■ Stored data ■

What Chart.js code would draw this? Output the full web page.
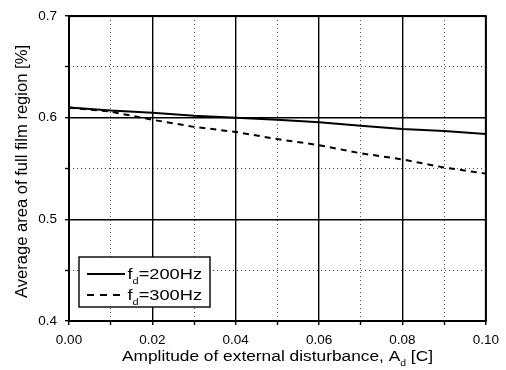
<!DOCTYPE html>
<html>
<head>
<meta charset="utf-8">
<script src="https://cdn.jsdelivr.net/npm/chart.js@4.4.1/dist/chart.umd.min.js"></script>
<style>
  html, body { margin: 0; padding: 0; background: #fff; }
  #wrap { width: 506px; height: 370px; }
</style>
</head>
<body>
<div id="wrap"><canvas id="filmChart" width="506" height="370"></canvas></div>
<script>
// values
const amplitude = [0.00, 0.01, 0.02, 0.03, 0.04, 0.05, 0.06, 0.07, 0.08, 0.09, 0.10];
const area200Hz = [0.610, 0.607, 0.605, 0.602, 0.600, 0.598, 0.5955, 0.592, 0.589, 0.587, 0.584];
const area300Hz = [0.610, 0.606, 0.598, 0.591, 0.586, 0.579, 0.573, 0.565, 0.559, 0.551, 0.545];
const seriesLabels = ['200Hz', '300Hz'];
const xTickLabels = ['0.00', '0.02', '0.04', '0.06', '0.08', '0.10'];
const yTickLabels = ['0.4', '0.5', '0.6', '0.7'];

const FONT = "'Liberation Sans', Arial, Helvetica, sans-serif";

function labelFor(list, v) {
  const hit = list.find(l => Math.abs(parseFloat(l) - v) < 1e-6);
  return hit || '';
}
function isMajor(list, ctx) {
  if (!ctx || !ctx.tick) return true;
  return labelFor(list, ctx.tick.value) !== '';
}

// text with a subscript, stretched to the width seen in the figure
function drawRich(ctx, parts, size, targetWidth) {
  const subSize = size * 0.6;
  let w = 0;
  parts.forEach(p => {
    ctx.font = (p.sub ? subSize : size) + 'px ' + FONT;
    w += ctx.measureText(p.t).width;
  });
  const s = targetWidth / w;
  ctx.save();
  ctx.scale(s, 1);
  let x = 0;
  parts.forEach(p => {
    ctx.font = (p.sub ? subSize : size) + 'px ' + FONT;
    ctx.fillText(p.t, x, p.sub ? size * 0.3 : 0);
    x += ctx.measureText(p.t).width;
  });
  ctx.restore();
}

const extras = {
  id: 'extras',
  afterDraw(chart) {
    const ctx = chart.ctx;
    const a = chart.chartArea;
    ctx.save();
    ctx.fillStyle = '#000';
    ctx.textBaseline = 'alphabetic';
    ctx.textAlign = 'left';

    // frame
    ctx.strokeStyle = '#000';
    ctx.lineWidth = 2;
    ctx.strokeRect(a.left, a.top, a.right - a.left, a.bottom - a.top);

    // x title
    ctx.save();
    ctx.translate(122, 361);
    drawRich(ctx, [{t: 'Amplitude of external disturbance, A'}, {t: 'd', sub: true}, {t: ' [C]'}], 15.5, 311);
    ctx.restore();

    // y title
    ctx.save();
    ctx.translate(27, 298);
    ctx.rotate(-Math.PI / 2);
    drawRich(ctx, [{t: 'Average area of full film region [%]'}], 16, 253);
    ctx.restore();

    // legend
    const lx = 79, ly = 257, lw = 131, lh = 50;
    ctx.fillStyle = '#fff';
    ctx.fillRect(lx, ly, lw, lh);
    ctx.strokeStyle = '#000';
    ctx.lineWidth = 1.4;
    ctx.strokeRect(lx, ly, lw, lh);
    const rows = [274, 295];
    chart.data.datasets.forEach((ds, i) => {
      ctx.save();
      ctx.strokeStyle = ds.borderColor;
      ctx.lineWidth = ds.borderWidth;
      ctx.setLineDash(i === 0 ? [] : [7, 6]);
      ctx.beginPath();
      ctx.moveTo(87, rows[i]);
      ctx.lineTo(i === 0 ? 125 : 120, rows[i]);
      ctx.stroke();
      ctx.restore();
      ctx.save();
      ctx.fillStyle = '#000';
      ctx.translate(127.5, rows[i] + 5);
      drawRich(ctx, [{t: 'f'}, {t: 'd', sub: true}, {t: '=' + seriesLabels[i]}], 15.5, 74.5);
      ctx.restore();
    });
    ctx.restore();
  }
};

const ctxFilm = document.getElementById('filmChart').getContext('2d');

const filmChart = new Chart(ctxFilm, {
  type: 'line',
  data: {
    datasets: [{
      label: seriesLabels[0],
      data: amplitude.map((x, i) => ({x: x, y: area200Hz[i]})),
      borderColor: '#000',
      borderWidth: 2,
      pointRadius: 0,
      tension: 0
    }, {
      label: seriesLabels[1],
      data: amplitude.map((x, i) => ({x: x, y: area300Hz[i]})),
      borderColor: '#000',
      borderWidth: 2,
      borderDash: [6, 5],
      pointRadius: 0,
      tension: 0
    }]
  },
  options: {
    responsive: false,
    devicePixelRatio: 1,
    animation: false,
    layout: { padding: { left: 0, top: 14, right: 17, bottom: 0 } },
    plugins: {
      legend: { display: false },
      tooltip: { enabled: false }
    },
    scales: {
      x: {
        type: 'linear',
        min: 0,
        max: 0.1,
        afterFit: (scale) => { scale.height = 49; },
        ticks: {
          stepSize: 0.01,
          autoSkip: false,
          maxRotation: 0,
          padding: 7,
          color: '#000',
          font: { family: FONT, size: 13.5 },
          callback: (v) => labelFor(xTickLabels, v)
        },
        grid: {
          color: (c) => isMajor(xTickLabels, c) ? '#000' : '#444',
          lineWidth: (c) => isMajor(xTickLabels, c) ? 1.4 : 1,
          tickLength: 4,
          tickColor: '#000',
          tickWidth: 1.4
        },
        border: {
          display: false,
          dash: (c) => isMajor(xTickLabels, c) ? [] : [1, 3]
        }
      },
      y: {
        min: 0.4,
        max: 0.7,
        afterFit: (scale) => { scale.width = 69; },
        ticks: {
          stepSize: 0.05,
          autoSkip: false,
          padding: 8,
          color: '#000',
          font: { family: FONT, size: 13.5 },
          callback: (v) => labelFor(yTickLabels, v)
        },
        grid: {
          color: (c) => isMajor(yTickLabels, c) ? '#000' : '#444',
          lineWidth: (c) => isMajor(yTickLabels, c) ? 1.4 : 1,
          tickLength: 4,
          tickColor: '#000',
          tickWidth: 1.4
        },
        border: {
          display: false,
          dash: (c) => isMajor(yTickLabels, c) ? [] : [1, 3]
        }
      }
    }
  },
  plugins: [extras]
});
</script>
</body>
</html>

■ Goal ■
Would you set down the listing exactly, omitting pictures?

■ Exercise answer ■
What Chart.js code would draw this? Output the full web page.
<!DOCTYPE html>
<html>
<head>
<meta charset="utf-8">
<script src="https://cdn.jsdelivr.net/npm/chart.js@4.4.1/dist/chart.umd.min.js"></script>
<style>
  html, body { margin: 0; padding: 0; background: #fff; }
  #wrap { width: 506px; height: 370px; }
</style>
</head>
<body>
<div id="wrap"><canvas id="filmChart" width="506" height="370"></canvas></div>
<script>
// values
const amplitude = [0.00, 0.01, 0.02, 0.03, 0.04, 0.05, 0.06, 0.07, 0.08, 0.09, 0.10];
const area200Hz = [0.610, 0.607, 0.605, 0.602, 0.600, 0.598, 0.5955, 0.592, 0.589, 0.587, 0.584];
const area300Hz = [0.610, 0.606, 0.598, 0.591, 0.586, 0.579, 0.573, 0.565, 0.559, 0.551, 0.545];
const seriesLabels = ['200Hz', '300Hz'];
const xTickLabels = ['0.00', '0.02', '0.04', '0.06', '0.08', '0.10'];
const yTickLabels = ['0.4', '0.5', '0.6', '0.7'];

const FONT = "'Liberation Sans', Arial, Helvetica, sans-serif";

function labelFor(list, v) {
  const hit = list.find(l => Math.abs(parseFloat(l) - v) < 1e-6);
  return hit || '';
}
function isMajor(list, ctx) {
  if (!ctx || !ctx.tick) return true;
  return labelFor(list, ctx.tick.value) !== '';
}

// text with a subscript, stretched to the width seen in the figure
function drawRich(ctx, parts, size, targetWidth) {
  const subSize = size * 0.6;
  let w = 0;
  parts.forEach(p => {
    ctx.font = (p.sub ? subSize : size) + 'px ' + FONT;
    w += ctx.measureText(p.t).width;
  });
  const s = targetWidth / w;
  ctx.save();
  ctx.scale(s, 1);
  let x = 0;
  parts.forEach(p => {
    ctx.font = (p.sub ? subSize : size) + 'px ' + FONT;
    ctx.fillText(p.t, x, p.sub ? size * 0.3 : 0);
    x += ctx.measureText(p.t).width;
  });
  ctx.restore();
}

const extras = {
  id: 'extras',
  afterDraw(chart) {
    const ctx = chart.ctx;
    const a = chart.chartArea;
    ctx.save();
    ctx.fillStyle = '#000';
    ctx.textBaseline = 'alphabetic';
    ctx.textAlign = 'left';

    // frame
    ctx.strokeStyle = '#000';
    ctx.lineWidth = 2;
    ctx.strokeRect(a.left, a.top, a.right - a.left, a.bottom - a.top);

    // x title
    ctx.save();
    ctx.translate(122, 361);
    drawRich(ctx, [{t: 'Amplitude of external disturbance, A'}, {t: 'd', sub: true}, {t: ' [C]'}], 15.5, 311);
    ctx.restore();

    // y title
    ctx.save();
    ctx.translate(27, 298);
    ctx.rotate(-Math.PI / 2);
    drawRich(ctx, [{t: 'Average area of full film region [%]'}], 16, 253);
    ctx.restore();

    // legend
    const lx = 79, ly = 257, lw = 131, lh = 50;
    ctx.fillStyle = '#fff';
    ctx.fillRect(lx, ly, lw, lh);
    ctx.strokeStyle = '#000';
    ctx.lineWidth = 1.4;
    ctx.strokeRect(lx, ly, lw, lh);
    const rows = [274, 295];
    chart.data.datasets.forEach((ds, i) => {
      ctx.save();
      ctx.strokeStyle = ds.borderColor;
      ctx.lineWidth = ds.borderWidth;
      ctx.setLineDash(i === 0 ? [] : [7, 6]);
      ctx.beginPath();
      ctx.moveTo(87, rows[i]);
      ctx.lineTo(i === 0 ? 125 : 120, rows[i]);
      ctx.stroke();
      ctx.restore();
      ctx.save();
      ctx.fillStyle = '#000';
      ctx.translate(127.5, rows[i] + 5);
      drawRich(ctx, [{t: 'f'}, {t: 'd', sub: true}, {t: '=' + seriesLabels[i]}], 15.5, 74.5);
      ctx.restore();
    });
    ctx.restore();
  }
};

const ctxFilm = document.getElementById('filmChart').getContext('2d');

const filmChart = new Chart(ctxFilm, {
  type: 'line',
  data: {
    datasets: [{
      label: seriesLabels[0],
      data: amplitude.map((x, i) => ({x: x, y: area200Hz[i]})),
      borderColor: '#000',
      borderWidth: 2,
      pointRadius: 0,
      tension: 0
    }, {
      label: seriesLabels[1],
      data: amplitude.map((x, i) => ({x: x, y: area300Hz[i]})),
      borderColor: '#000',
      borderWidth: 2,
      borderDash: [6, 5],
      pointRadius: 0,
      tension: 0
    }]
  },
  options: {
    responsive: false,
    devicePixelRatio: 1,
    animation: false,
    layout: { padding: { left: 0, top: 14, right: 17, bottom: 0 } },
    plugins: {
      legend: { display: false },
      tooltip: { enabled: false }
    },
    scales: {
      x: {
        type: 'linear',
        min: 0,
        max: 0.1,
        afterFit: (scale) => { scale.height = 49; },
        ticks: {
          stepSize: 0.01,
          autoSkip: false,
          maxRotation: 0,
          padding: 7,
          color: '#000',
          font: { family: FONT, size: 13.5 },
          callback: (v) => labelFor(xTickLabels, v)
        },
        grid: {
          color: (c) => isMajor(xTickLabels, c) ? '#000' : '#444',
          lineWidth: (c) => isMajor(xTickLabels, c) ? 1.4 : 1,
          tickLength: 4,
          tickColor: '#000',
          tickWidth: 1.4
        },
        border: {
          display: false,
          dash: (c) => isMajor(xTickLabels, c) ? [] : [1, 3]
        }
      },
      y: {
        min: 0.4,
        max: 0.7,
        afterFit: (scale) => { scale.width = 69; },
        ticks: {
          stepSize: 0.05,
          autoSkip: false,
          padding: 8,
          color: '#000',
          font: { family: FONT, size: 13.5 },
          callback: (v) => labelFor(yTickLabels, v)
        },
        grid: {
          color: (c) => isMajor(yTickLabels, c) ? '#000' : '#444',
          lineWidth: (c) => isMajor(yTickLabels, c) ? 1.4 : 1,
          tickLength: 4,
          tickColor: '#000',
          tickWidth: 1.4
        },
        border: {
          display: false,
          dash: (c) => isMajor(yTickLabels, c) ? [] : [1, 3]
        }
      }
    }
  },
  plugins: [extras]
});
</script>
</body>
</html>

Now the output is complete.